_BRIEF_: Can you output, word for word, the lines between the one holding "Write a Python" and the one holding "import plotly.graph_objects as go", inclusive, leaving out any pictures?

_SUPPLIED RECORDS_:
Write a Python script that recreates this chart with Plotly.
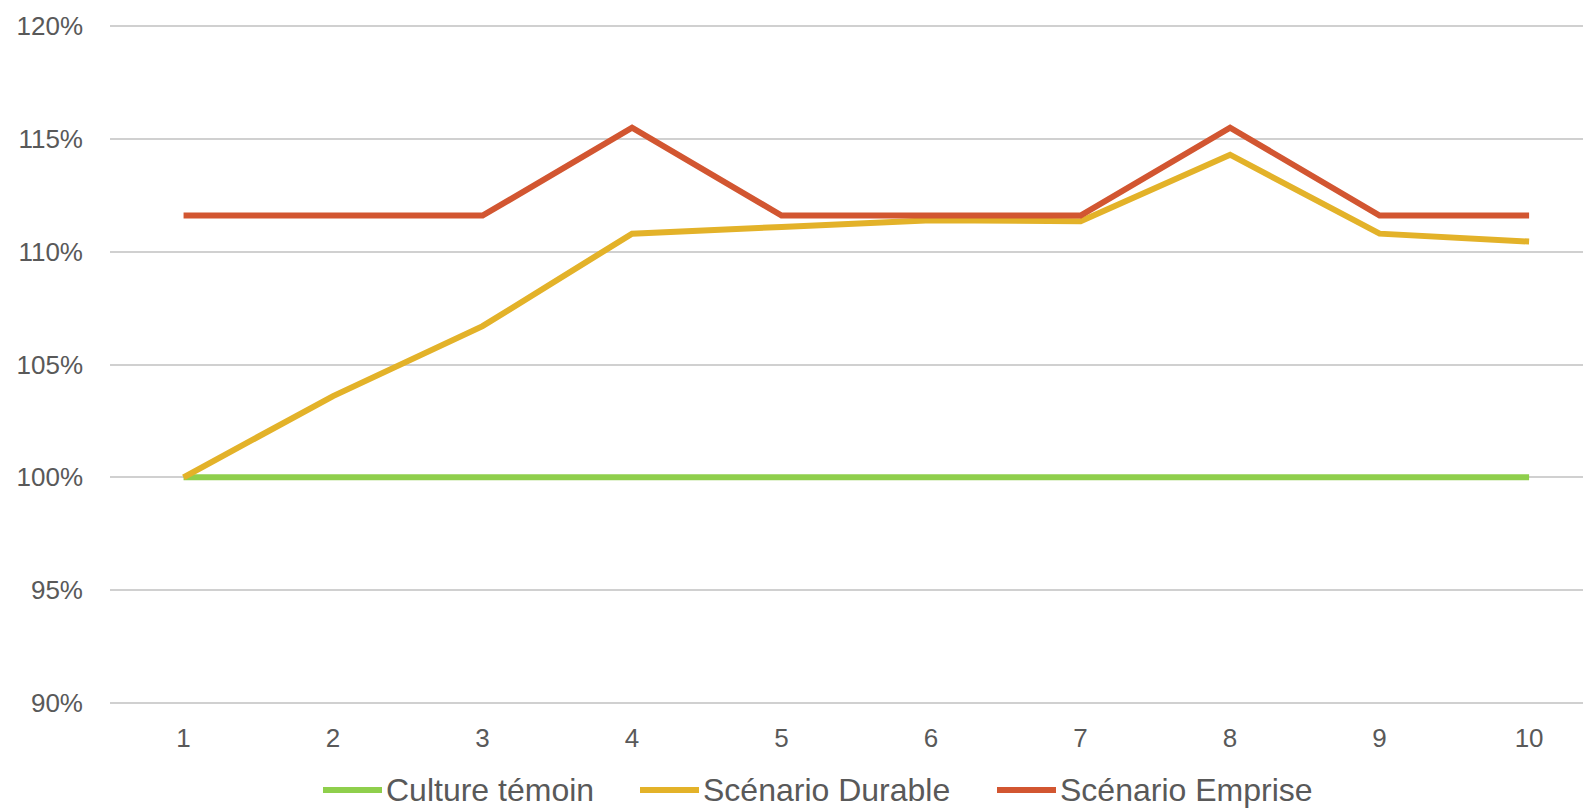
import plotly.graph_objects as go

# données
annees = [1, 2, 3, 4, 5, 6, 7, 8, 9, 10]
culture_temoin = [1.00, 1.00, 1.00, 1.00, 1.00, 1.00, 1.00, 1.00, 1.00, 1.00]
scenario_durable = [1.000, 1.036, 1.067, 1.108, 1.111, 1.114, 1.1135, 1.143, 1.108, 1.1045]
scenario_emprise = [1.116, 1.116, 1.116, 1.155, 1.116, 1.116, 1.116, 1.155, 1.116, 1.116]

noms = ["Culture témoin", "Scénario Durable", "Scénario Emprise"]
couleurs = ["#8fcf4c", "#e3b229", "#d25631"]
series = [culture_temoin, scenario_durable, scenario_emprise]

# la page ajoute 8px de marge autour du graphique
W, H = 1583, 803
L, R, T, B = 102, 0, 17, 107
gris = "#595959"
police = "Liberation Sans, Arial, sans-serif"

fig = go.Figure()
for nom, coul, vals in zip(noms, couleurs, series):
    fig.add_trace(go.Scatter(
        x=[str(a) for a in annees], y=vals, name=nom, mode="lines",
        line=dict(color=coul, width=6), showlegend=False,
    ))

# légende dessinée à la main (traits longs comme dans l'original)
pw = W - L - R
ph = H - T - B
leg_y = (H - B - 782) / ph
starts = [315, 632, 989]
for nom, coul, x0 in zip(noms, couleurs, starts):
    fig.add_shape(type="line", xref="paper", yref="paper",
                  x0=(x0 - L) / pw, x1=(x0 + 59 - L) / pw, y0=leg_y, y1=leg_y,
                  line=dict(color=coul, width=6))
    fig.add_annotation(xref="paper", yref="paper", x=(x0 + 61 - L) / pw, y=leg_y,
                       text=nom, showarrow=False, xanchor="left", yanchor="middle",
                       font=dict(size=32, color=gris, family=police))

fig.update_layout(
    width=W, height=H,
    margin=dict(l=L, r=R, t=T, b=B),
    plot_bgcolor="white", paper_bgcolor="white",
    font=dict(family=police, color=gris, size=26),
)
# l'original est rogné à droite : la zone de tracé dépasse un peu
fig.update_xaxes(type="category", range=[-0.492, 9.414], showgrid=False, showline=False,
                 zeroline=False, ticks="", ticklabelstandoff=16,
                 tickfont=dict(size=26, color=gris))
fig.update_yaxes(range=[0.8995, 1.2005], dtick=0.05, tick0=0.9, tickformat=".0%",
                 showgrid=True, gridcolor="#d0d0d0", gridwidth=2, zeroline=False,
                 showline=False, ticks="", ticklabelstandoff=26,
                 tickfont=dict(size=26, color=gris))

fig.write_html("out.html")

==

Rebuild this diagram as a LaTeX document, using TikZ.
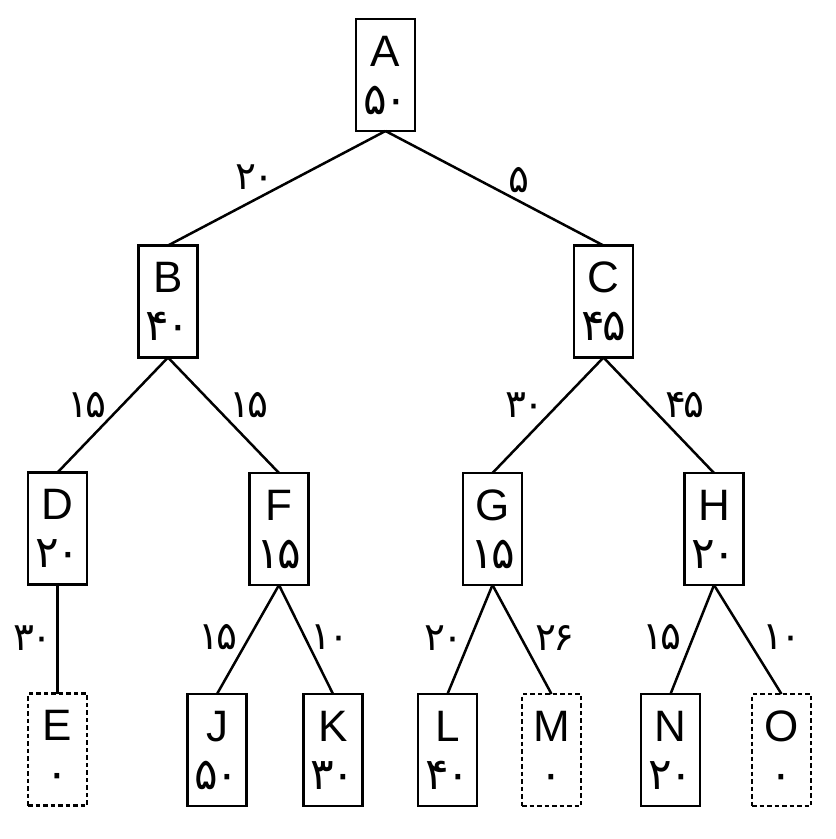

_RESULT FOR THIS EXERCISE_:
Write a Python script that recreates this chart with Plotly.
import plotly.graph_objects as go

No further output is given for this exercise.